Responding to the skills gap crisis in the cyber security industry, Institute of Information Security Professionals (IISP) CEO Amanda Finch has stressed the importance of European-wide collaboration to educate cyber security professionals of the future in a talk at the SecTech Conference in London hosted by the IISP. SecTech is an Erasmus+ strategic partnership involving seven leading European higher education institutions which aims to develop a common European cyber security curriculum and online course materials for academic institutions.
With cyber attacks identified as one of the foremost risks by the World Economic Forum, Finch has underlined the imperative of developing a cyber security industry capable of preventing not only the financial and national security fall-out of such attacks, but also the damaging impact attacks can have on the systems that keep society functioning.
“There’s an urgent need to promote cyber security as an appealing career for young people,” stated Finch. “To equip the cyber security professional of the future, we need strong educational advice and pathways designed to attract the best talent as well as rapid career development opportunities with recognised and respected qualifications. We’re competing with other professions so we do need to show that we can offer exciting and rewarding opportunities.”

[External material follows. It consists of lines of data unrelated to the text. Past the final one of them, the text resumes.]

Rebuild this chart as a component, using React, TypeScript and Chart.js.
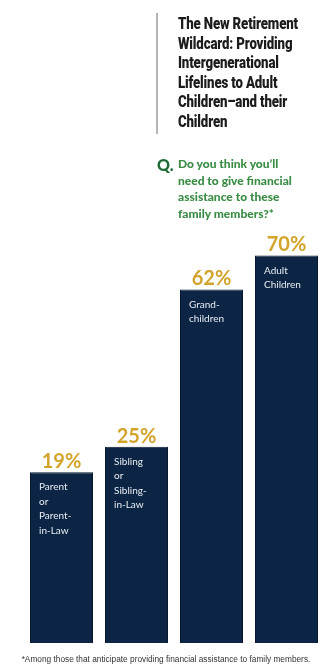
import React, { useEffect, useRef } from "react";
import { Chart, registerables } from "chart.js";

Chart.register(...registerables);

const categories: string[][] = [
  ["Parent", "or", "Parent-", "in-Law"],
  ["Sibling", "or", "Sibling-", "in-Law"],
  ["Grand-", "children"],
  ["Adult", "Children"],
];
const values: number[] = [19, 25, 62, 70];
const valueLabels: string[] = ["19%", "25%", "62%", "70%"];

const titleLines: string[] = [
  "The New Retirement",
  "Wildcard: Providing",
  "Intergenerational",
  "Lifelines to Adult",
  "Children\u2013and their",
  "Children",
];
const questionLines: string[] = [
  "Do you think you\u2019ll",
  "need to give financial",
  "assistance to these",
  "family members?*",
];
const footnote = "*Among those that anticipate providing financial assistance to family members.";

const BAR = "#0c2545";
const GOLD = "#d2a42c";
const AXIS_MIN = -21.2;

const labelPlugin = {
  id: "barLabels",
  afterDatasetsDraw(chart: any) {
    const ctx = chart.ctx;
    const meta = chart.getDatasetMeta(0);
    meta.data.forEach((el: any, i: number) => {
      const { x, y, width } = el.getProps(["x", "y", "width"], true);
      ctx.save();
      ctx.fillStyle = GOLD;
      ctx.font = "bold 20px Lato, 'Noto Sans', sans-serif";
      ctx.textAlign = "center";
      ctx.textBaseline = "alphabetic";
      ctx.fillText(valueLabels[i], x, y - 4);
      ctx.fillStyle = "#e8ecf2";
      ctx.font = "10px Lato, 'Noto Sans', sans-serif";
      ctx.textAlign = "left";
      ctx.textBaseline = "top";
      categories[i].forEach((line, j) => {
        ctx.fillText(line, x - width / 2 + 9, y + 10 + j * 14.5);
      });
      ctx.restore();
    });
  },
};

export default function App() {
  const ref = useRef<HTMLCanvasElement | null>(null);
  useEffect(() => {
    if (!ref.current) return;
    const chart = new Chart(ref.current, {
      type: "bar",
      data: {
        labels: categories.map((c) => c.join(" ")),
        datasets: [
          {
            data: values,
            base: AXIS_MIN,
            backgroundColor: BAR,
            borderColor: "#06172e",
            borderWidth: 1,
            barPercentage: 0.84,
            categoryPercentage: 1,
          } as any,
        ],
      },
      options: {
        responsive: false,
        animation: false,
        devicePixelRatio: 1,
        layout: { padding: { left: 24, right: 8, top: 213, bottom: 29 } },
        plugins: { legend: { display: false }, tooltip: { enabled: false } },
        scales: {
          x: { display: false },
          y: { display: false, min: AXIS_MIN, max: 80 },
        },
      },
      plugins: [labelPlugin],
    });
    return () => chart.destroy();
  }, []);

  return (
    <div style={{ position: "absolute", left: 0, top: 0, width: 332, height: 672, background: "#fff", overflow: "hidden" }}>
      <canvas ref={ref} width={332} height={672} style={{ position: "absolute", left: 0, top: 0, width: 332, height: 672 }} />
      <div style={{ position: "absolute", left: 156, top: 13, width: 2, height: 121, background: "#b5b5b5" }} />
      <div
        style={{
          position: "absolute",
          left: 178,
          top: 14,
          fontFamily: "Roboto, 'Liberation Sans', sans-serif",
          fontWeight: 900,
          fontSize: 17,
          lineHeight: "19.5px",
          color: "#1c1c1c",
          whiteSpace: "nowrap",
          transform: "scaleX(0.78)",
          transformOrigin: "left top",
          letterSpacing: "-0.2px",
        }}
      >
        {titleLines.map((l, i) => (
          <div key={i}>{l}</div>
        ))}
      </div>
      <div
        style={{
          position: "absolute",
          left: 157,
          top: 155,
          fontFamily: "Lato, 'Noto Sans', sans-serif",
          fontWeight: 900,
          fontSize: 16,
          color: "#1f6a35",
        }}
      >
        Q.
      </div>
      <div
        style={{
          position: "absolute",
          left: 178,
          top: 156,
          fontFamily: "Lato, 'Noto Sans', sans-serif",
          fontWeight: 900,
          fontSize: 12,
          lineHeight: "16.5px",
          color: "#3a8c45",
          whiteSpace: "nowrap",
        }}
      >
        {questionLines.map((l, i) => (
          <div key={i}>{l}</div>
        ))}
      </div>
      <div
        style={{
          position: "absolute",
          left: 0,
          width: 332,
          top: 654,
          textAlign: "center",
          fontFamily: "'Liberation Sans', Arial, sans-serif",
          fontSize: 8.3,
          color: "#333",
          whiteSpace: "nowrap",
        }}
      >
        {footnote}
      </div>
    </div>
  );
}
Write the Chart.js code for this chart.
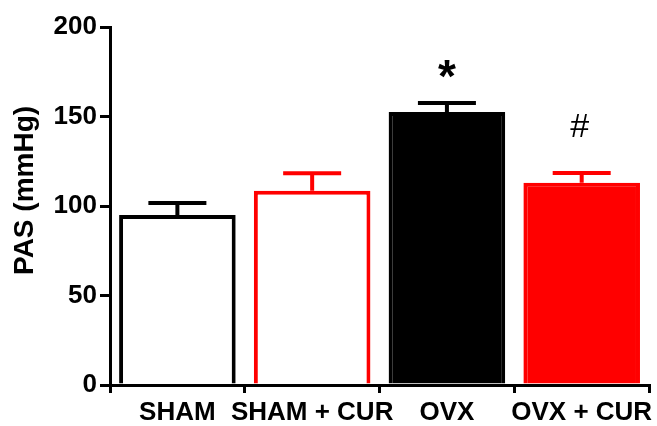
<!DOCTYPE html>
<html>
<head>
<meta charset="utf-8">
<script src="https://cdn.jsdelivr.net/npm/chart.js@4.4.0/dist/chart.umd.min.js"></script>
<style>
  html,body{margin:0;padding:0;background:#fff;}
  #wrap{width:657px;height:426px;position:relative;}
</style>
</head>
<body>
<div id="wrap"><canvas id="c"></canvas></div>
<script>
// data
const groups = ["SHAM", "SHAM + CUR", "OVX", "OVX + CUR"];
const means = [95, 108.5, 152.5, 113];
const errTop = [101.7, 118.3, 157.5, 118.5];
const marks = ["", "", "*", "#"];
const yTicks = [0, 50, 100, 150, 200];

const fills = ["#ffffff", "#ffffff", "#000000", "#ff0000"];
const edges = ["#000000", "#ff0000", "#000000", "#ff0000"];
const FONT = "'Liberation Sans', Arial, sans-serif";

// error bars (upper only) + significance marks
const errPlugin = {
  id: "errbars",
  afterDatasetsDraw(chart){
    const ctx = chart.ctx;
    const y = chart.scales.y;
    const meta = chart.getDatasetMeta(0);
    meta.data.forEach((bar, i)=>{
      const top = y.getPixelForValue(errTop[i]);
      const base = y.getPixelForValue(means[i]);
      ctx.save();
      ctx.strokeStyle = edges[i];
      ctx.lineWidth = 4;
      ctx.beginPath();
      ctx.moveTo(bar.x, base);
      ctx.lineTo(bar.x, top);
      ctx.moveTo(bar.x - 29, top);
      ctx.lineTo(bar.x + 29, top);
      ctx.stroke();
      if(marks[i]){
        ctx.fillStyle = "#000";
        ctx.textAlign = "center";
        ctx.textBaseline = "middle";
        if(marks[i] === "*"){
          ctx.font = "bold 46px " + FONT;
          ctx.fillText(marks[i], bar.x, top - 24);
        } else {
          ctx.font = "34px " + FONT;
          ctx.fillText(marks[i], bar.x - 2, top - 45);
        }
      }
      ctx.restore();
    });
  }
};

new Chart(document.getElementById("c"), {
  type: "bar",
  data: {
    labels: groups,
    datasets: [{
      data: means,
      backgroundColor: fills,
      borderColor: edges,
      borderWidth: 4,
      categoryPercentage: 1,
      barPercentage: 0.865
    }]
  },
  options: {
    responsive: true,
    maintainAspectRatio: false,
    animation: false,
    layout: {padding: {top: 27, right: 7, left: 0, bottom: 0}},
    plugins: {legend: {display: false}, tooltip: {enabled: false}},
    scales: {
      x: {
        grid: {display: true, drawOnChartArea: false, drawTicks: true, tickLength: 8, lineWidth: 3, color: "#000"},
        border: {display: true, color: "#000", width: 3},
        ticks: {color: "#000", font: {family: FONT, size: 26, weight: "bold"}, padding: 4, maxRotation: 0, autoSkip: false},
        afterFit(s){ s.height = 41; }
      },
      y: {
        min: 0, max: 200,
        afterBuildTicks(s){ s.ticks = yTicks.map(v=>({value: v})); },
        grid: {display: true, drawOnChartArea: false, drawTicks: true, tickLength: 10, lineWidth: 3, color: "#000"},
        border: {display: true, color: "#000", width: 3},
        ticks: {color: "#000", font: {family: FONT, size: 26, weight: "bold"}, padding: 3},
        // leading spaces nudge the rotated title upward like in the figure
        title: {display: true, text: "    PAS (mmHg)", color: "#000", font: {family: FONT, size: 28, weight: "bold"}, padding: {top: 8, bottom: 0}},
        afterFit(s){ s.width = 110; }
      }
    }
  },
  plugins: [errPlugin]
});
</script>
</body>
</html>
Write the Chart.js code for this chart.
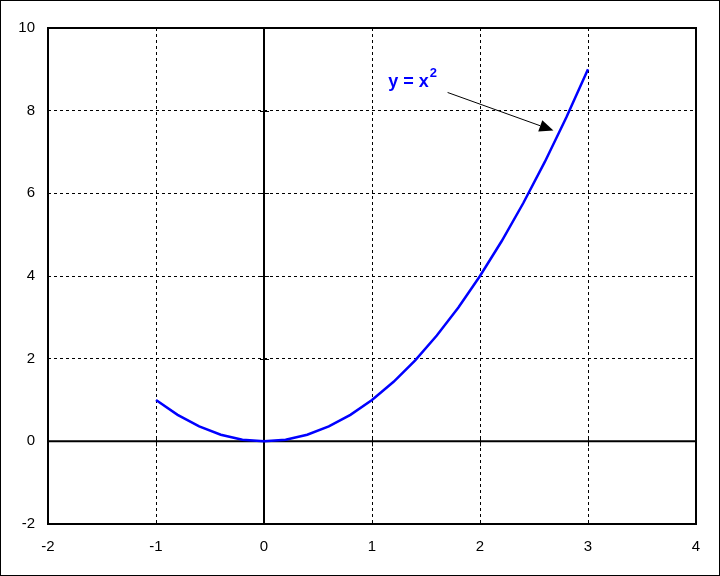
<!DOCTYPE html>
<html lang="en">
  <head>
    <meta charset="UTF-8" />
    <script src="https://cdn.jsdelivr.net/npm/chart.js@4.4.0/dist/chart.umd.min.js"></script>
    <title>y = x^2</title>
    <style>
      body { margin: 0; background: #fff; }
    </style>
  </head>
  <body>
    <canvas id="myChart" width="720" height="576"></canvas>

    <script>
      // curve points
      var xVals = [-1, -0.8, -0.6, -0.4, -0.2, 0, 0.2, 0.4, 0.6, 0.8, 1, 1.2, 1.4, 1.6, 1.8, 2, 2.2, 2.4, 2.6, 2.8, 3];
      var yVals = [1, 0.64, 0.36, 0.16, 0.04, 0, 0.04, 0.16, 0.36, 0.64, 1, 1.44, 1.96, 2.56, 3.24, 4, 4.84, 5.76, 6.76, 7.84, 9];
      var xRange = [-2, 4];
      var yRange = [-2, 10];
      // label (baseline) and arrow, in data units
      var labelPos = [1.15, 8.58];
      var arrowFrom = [1.7, 8.44];
      var arrowTo = [2.68, 7.52];

      var points = xVals.map(function (x, i) { return { x: x, y: yVals[i] }; });

      var frame = {
        id: 'frame',
        beforeDatasetsDraw: function (chart) {
          var ctx = chart.ctx, a = chart.chartArea;
          var sx = chart.scales.x, sy = chart.scales.y;
          var x0 = sx.getPixelForValue(0), y0 = sy.getPixelForValue(0);
          ctx.save();
          ctx.strokeStyle = '#000';
          ctx.lineWidth = 2;
          ctx.beginPath();
          ctx.moveTo(x0, a.top); ctx.lineTo(x0, a.bottom);
          ctx.moveTo(a.left, y0); ctx.lineTo(a.right, y0);
          ctx.stroke();
          // cross tick marks on the zero axes
          ctx.lineWidth = 1;
          ctx.beginPath();
          sx.ticks.forEach(function (t) {
            var p = Math.round(sx.getPixelForValue(t.value)) + 0.5;
            ctx.moveTo(p, y0 - 4); ctx.lineTo(p, y0 + 5);
          });
          sy.ticks.forEach(function (t) {
            var p = Math.round(sy.getPixelForValue(t.value)) + 0.5;
            ctx.moveTo(x0 - 4, p); ctx.lineTo(x0 + 5, p);
          });
          ctx.stroke();
          ctx.restore();
        },
        afterDraw: function (chart) {
          var ctx = chart.ctx, a = chart.chartArea;
          var sx = chart.scales.x, sy = chart.scales.y;
          ctx.save();
          ctx.strokeStyle = '#000';
          ctx.lineWidth = 2;
          ctx.strokeRect(a.left, a.top, a.right - a.left, a.bottom - a.top);
          ctx.lineWidth = 1;
          ctx.strokeRect(0.5, 0.5, chart.width - 1, chart.height - 1);

          // label
          var lx = sx.getPixelForValue(labelPos[0]), ly = sy.getPixelForValue(labelPos[1]);
          ctx.fillStyle = '#0000ff';
          ctx.textBaseline = 'alphabetic';
          ctx.font = 'bold 18px Arial, "Liberation Sans"';
          ctx.fillText('y = x', lx, ly);
          var w = ctx.measureText('y = x').width;
          ctx.font = 'bold 13px Arial, "Liberation Sans"';
          ctx.fillText('2', lx + w + 1, ly - 9.5);

          // arrow
          var ax = sx.getPixelForValue(arrowFrom[0]), ay = sy.getPixelForValue(arrowFrom[1]);
          var bx = sx.getPixelForValue(arrowTo[0]), by = sy.getPixelForValue(arrowTo[1]);
          var ang = Math.atan2(by - ay, bx - ax);
          var hl = 14, hw = 6;
          ctx.strokeStyle = '#000';
          ctx.lineWidth = 1;
          ctx.beginPath();
          ctx.moveTo(ax, ay);
          ctx.lineTo(bx - hl * Math.cos(ang), by - hl * Math.sin(ang));
          ctx.stroke();
          ctx.fillStyle = '#000';
          ctx.beginPath();
          ctx.moveTo(bx, by);
          ctx.lineTo(bx - hl * Math.cos(ang) + hw * Math.sin(ang), by - hl * Math.sin(ang) - hw * Math.cos(ang));
          ctx.lineTo(bx - hl * Math.cos(ang) - hw * Math.sin(ang), by - hl * Math.sin(ang) + hw * Math.cos(ang));
          ctx.closePath();
          ctx.fill();
          ctx.restore();
        }
      };

      var ctx = document.getElementById('myChart').getContext('2d');
      var myChart = new Chart(ctx, {
        type: 'scatter',
        data: {
          datasets: [
            {
              data: points,
              showLine: true,
              borderColor: '#0000ff',
              borderWidth: 2.5,
              pointRadius: 0,
              tension: 0
            }
          ]
        },
        options: {
          responsive: false,
          animation: false,
          layout: { padding: { left: 0, top: 28, right: 24, bottom: 0 } },
          plugins: { legend: { display: false }, tooltip: { enabled: false } },
          scales: {
            x: {
              type: 'linear',
              min: xRange[0],
              max: xRange[1],
              afterFit: function (s) { s.height = 52; },
              ticks: {
                stepSize: 1,
                color: '#000',
                padding: 14,
                font: { family: 'Arial, "Liberation Sans"', size: 15 }
              },
              grid: { color: '#000', lineWidth: 1, drawTicks: false },
              border: { display: false, dash: [3, 3] }
            },
            y: {
              type: 'linear',
              min: yRange[0],
              max: yRange[1],
              afterFit: function (s) { s.width = 48; },
              ticks: {
                stepSize: 2,
                color: '#000',
                padding: 13,
                font: { family: 'Arial, "Liberation Sans"', size: 15 }
              },
              grid: { color: '#000', lineWidth: 1, drawTicks: false },
              border: { display: false, dash: [3, 3] }
            }
          }
        },
        plugins: [frame]
      });
    </script>
  </body>
</html>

Outlining a framework to encourage a wider understanding of cyber security, Finch has also explored the need to educate beyond just security professionals by embedding security understanding in other disciplines and related professions. Detailing proposals for an Independent Cyber Security Council, Finch pointed towards projects such as the UK Government’ s CyBOK (Cyber Body of Knowledge) and the IISP’s own Capability Framework by way of demonstrating the cyber security industry’s commitment to creating appropriate solutions.
In line with other speakers from across Europe attending the SecTech Conference, running under the banner ‘Addressing Cyber Security Skills and Education within Europe’, Finch also called for ongoing collaboration to tackle the growing skills issue.
Those universities currently involved in the project are KU Leuven, the Luxembourg Institute of Science and Technology, the Norwegian University of Science and Technology, the University of Oulu, the University of Plymouth, the University of Regensburg and the University of Vienna.